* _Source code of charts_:

>> start

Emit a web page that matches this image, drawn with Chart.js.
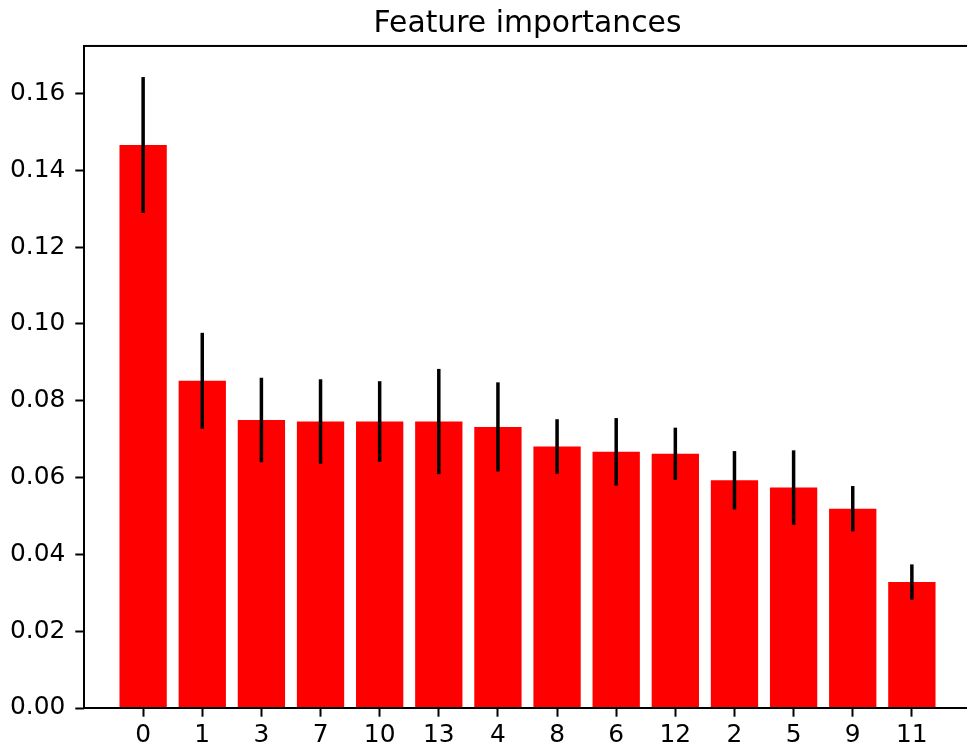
<!DOCTYPE html>
<html>
<head>
<meta charset="utf-8">
<title>Feature importances</title>
<script src="https://cdn.jsdelivr.net/npm/chart.js@4"></script>
<style>
  html, body { margin: 0; padding: 0; background: #fff; overflow: hidden; }
  #wrap { width: 971px; height: 753px; }
</style>
</head>
<body>
<div id="wrap"><canvas id="chart" width="971" height="753"></canvas></div>
<script>
// Feature indices, ordered by decreasing importance
const featureLabels = ['0', '1', '3', '7', '10', '13', '4', '8', '6', '12', '2', '5', '9', '11'];
// Mean importance of each feature
const importances = [0.1466, 0.0852, 0.0750, 0.0746, 0.0746, 0.0746, 0.0732, 0.0681, 0.0667, 0.0662, 0.0593, 0.0574, 0.0519, 0.0328];
// Standard deviation across trees (drawn as vertical error bars)
const stdDevs = [0.0177, 0.0125, 0.0110, 0.0110, 0.0105, 0.0137, 0.0116, 0.0071, 0.0088, 0.0068, 0.0076, 0.0097, 0.0059, 0.0046];
// Y axis tick values
const yTicks = [0.00, 0.02, 0.04, 0.06, 0.08, 0.10, 0.12, 0.14, 0.16];

const FONT = 'DejaVu Sans';
const TICK_SIZE = 24.86;
const TITLE_SIZE = 29.8;

// Vertical error bars through the y scale
const errorBars = {
  id: 'errorBars',
  afterDatasetsDraw(chart) {
    const ctx = chart.ctx;
    const xs = chart.scales.x, ys = chart.scales.y;
    ctx.save();
    ctx.strokeStyle = '#000';
    ctx.lineWidth = 3.5;
    ctx.lineCap = 'butt';
    importances.forEach((v, i) => {
      const x = xs.getPixelForValue(i);
      ctx.beginPath();
      ctx.moveTo(x, ys.getPixelForValue(v + stdDevs[i]));
      ctx.lineTo(x, ys.getPixelForValue(v - stdDevs[i]));
      ctx.stroke();
    });
    ctx.restore();
  }
};

// Axes frame (all four spines)
const frame = {
  id: 'frame',
  afterDatasetsDraw(chart) {
    const a = chart.chartArea, ctx = chart.ctx;
    ctx.save();
    ctx.strokeStyle = '#000';
    ctx.lineWidth = 2;
    ctx.strokeRect(a.left, a.top, a.right - a.left, a.bottom - a.top);
    ctx.restore();
  }
};

const tickGrid = {
  display: true,
  offset: false,
  drawOnChartArea: false,
  drawTicks: true,
  tickLength: 8.7,
  tickWidth: 2,
  tickColor: '#000'
};

new Chart(document.getElementById('chart'), {
  type: 'bar',
  data: {
    datasets: [{
      data: importances.map((v, i) => ({ x: i, y: v })),
      backgroundColor: '#ff0000',
      borderWidth: 0,
      barPercentage: 0.8,
      categoryPercentage: 1.0
    }]
  },
  options: {
    responsive: false,
    animation: false,
    devicePixelRatio: 1,
    layout: { padding: { left: 0, right: 0, top: 0, bottom: 0 } },
    plugins: {
      legend: { display: false },
      tooltip: { enabled: false },
      title: {
        display: true,
        text: 'Feature importances',
        fullSize: false,
        color: '#000',
        font: { family: FONT, size: TITLE_SIZE, weight: 'normal', lineHeight: 1.2 },
        padding: { top: 6.2, bottom: 4 }
      }
    },
    scales: {
      x: {
        type: 'linear',
        min: -1,
        max: 14,
        offset: false,
        afterBuildTicks: (scale) => { scale.ticks = featureLabels.map((_, i) => ({ value: i })); },
        afterFit: (scale) => { scale.height = 45; },
        border: { display: false },
        grid: tickGrid,
        ticks: {
          color: '#000',
          padding: 4,
          maxRotation: 0,
          autoSkip: false,
          font: { family: FONT, size: TICK_SIZE, lineHeight: 1.2 },
          callback: (v) => featureLabels[v]
        }
      },
      y: {
        type: 'linear',
        min: 0,
        max: 0.1724,
        afterBuildTicks: (scale) => { scale.ticks = yTicks.map(v => ({ value: v })); },
        afterFit: (scale) => { scale.width = 84; },
        border: { display: false },
        grid: tickGrid,
        ticks: {
          color: '#000',
          padding: 10,
          font: { family: FONT, size: TICK_SIZE, lineHeight: 1.2 },
          callback: (v) => v.toFixed(2)
        }
      }
    }
  },
  plugins: [errorBars, frame]
});
</script>
</body>
</html>
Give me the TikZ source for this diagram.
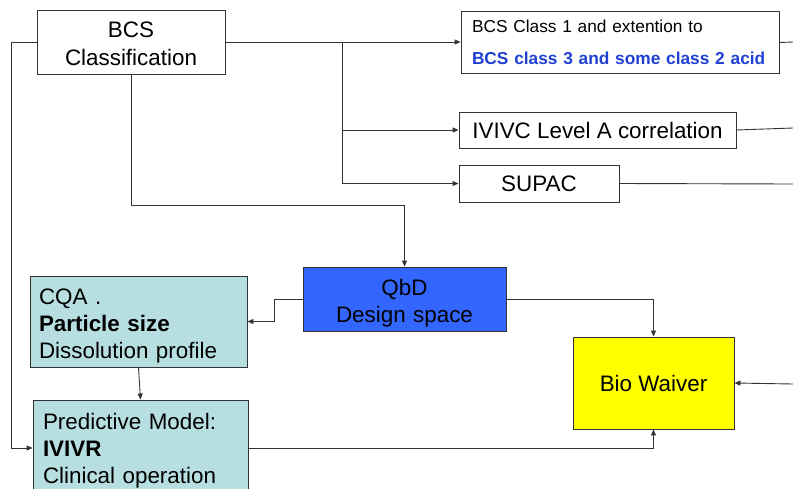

>> end

All of the entries above should be duplicated exactly, except for the pictures.

Emit a web page that matches this image, drawn with Chart.js.
<!DOCTYPE html>
<html>
<head>
<meta charset="utf-8">
<title>Feature importances</title>
<script src="https://cdn.jsdelivr.net/npm/chart.js@4"></script>
<style>
  html, body { margin: 0; padding: 0; background: #fff; overflow: hidden; }
  #wrap { width: 971px; height: 753px; }
</style>
</head>
<body>
<div id="wrap"><canvas id="chart" width="971" height="753"></canvas></div>
<script>
// Feature indices, ordered by decreasing importance
const featureLabels = ['0', '1', '3', '7', '10', '13', '4', '8', '6', '12', '2', '5', '9', '11'];
// Mean importance of each feature
const importances = [0.1466, 0.0852, 0.0750, 0.0746, 0.0746, 0.0746, 0.0732, 0.0681, 0.0667, 0.0662, 0.0593, 0.0574, 0.0519, 0.0328];
// Standard deviation across trees (drawn as vertical error bars)
const stdDevs = [0.0177, 0.0125, 0.0110, 0.0110, 0.0105, 0.0137, 0.0116, 0.0071, 0.0088, 0.0068, 0.0076, 0.0097, 0.0059, 0.0046];
// Y axis tick values
const yTicks = [0.00, 0.02, 0.04, 0.06, 0.08, 0.10, 0.12, 0.14, 0.16];

const FONT = 'DejaVu Sans';
const TICK_SIZE = 24.86;
const TITLE_SIZE = 29.8;

// Vertical error bars through the y scale
const errorBars = {
  id: 'errorBars',
  afterDatasetsDraw(chart) {
    const ctx = chart.ctx;
    const xs = chart.scales.x, ys = chart.scales.y;
    ctx.save();
    ctx.strokeStyle = '#000';
    ctx.lineWidth = 3.5;
    ctx.lineCap = 'butt';
    importances.forEach((v, i) => {
      const x = xs.getPixelForValue(i);
      ctx.beginPath();
      ctx.moveTo(x, ys.getPixelForValue(v + stdDevs[i]));
      ctx.lineTo(x, ys.getPixelForValue(v - stdDevs[i]));
      ctx.stroke();
    });
    ctx.restore();
  }
};

// Axes frame (all four spines)
const frame = {
  id: 'frame',
  afterDatasetsDraw(chart) {
    const a = chart.chartArea, ctx = chart.ctx;
    ctx.save();
    ctx.strokeStyle = '#000';
    ctx.lineWidth = 2;
    ctx.strokeRect(a.left, a.top, a.right - a.left, a.bottom - a.top);
    ctx.restore();
  }
};

const tickGrid = {
  display: true,
  offset: false,
  drawOnChartArea: false,
  drawTicks: true,
  tickLength: 8.7,
  tickWidth: 2,
  tickColor: '#000'
};

new Chart(document.getElementById('chart'), {
  type: 'bar',
  data: {
    datasets: [{
      data: importances.map((v, i) => ({ x: i, y: v })),
      backgroundColor: '#ff0000',
      borderWidth: 0,
      barPercentage: 0.8,
      categoryPercentage: 1.0
    }]
  },
  options: {
    responsive: false,
    animation: false,
    devicePixelRatio: 1,
    layout: { padding: { left: 0, right: 0, top: 0, bottom: 0 } },
    plugins: {
      legend: { display: false },
      tooltip: { enabled: false },
      title: {
        display: true,
        text: 'Feature importances',
        fullSize: false,
        color: '#000',
        font: { family: FONT, size: TITLE_SIZE, weight: 'normal', lineHeight: 1.2 },
        padding: { top: 6.2, bottom: 4 }
      }
    },
    scales: {
      x: {
        type: 'linear',
        min: -1,
        max: 14,
        offset: false,
        afterBuildTicks: (scale) => { scale.ticks = featureLabels.map((_, i) => ({ value: i })); },
        afterFit: (scale) => { scale.height = 45; },
        border: { display: false },
        grid: tickGrid,
        ticks: {
          color: '#000',
          padding: 4,
          maxRotation: 0,
          autoSkip: false,
          font: { family: FONT, size: TICK_SIZE, lineHeight: 1.2 },
          callback: (v) => featureLabels[v]
        }
      },
      y: {
        type: 'linear',
        min: 0,
        max: 0.1724,
        afterBuildTicks: (scale) => { scale.ticks = yTicks.map(v => ({ value: v })); },
        afterFit: (scale) => { scale.width = 84; },
        border: { display: false },
        grid: tickGrid,
        ticks: {
          color: '#000',
          padding: 10,
          font: { family: FONT, size: TICK_SIZE, lineHeight: 1.2 },
          callback: (v) => v.toFixed(2)
        }
      }
    }
  },
  plugins: [errorBars, frame]
});
</script>
</body>
</html>
Give me the TikZ source for this diagram.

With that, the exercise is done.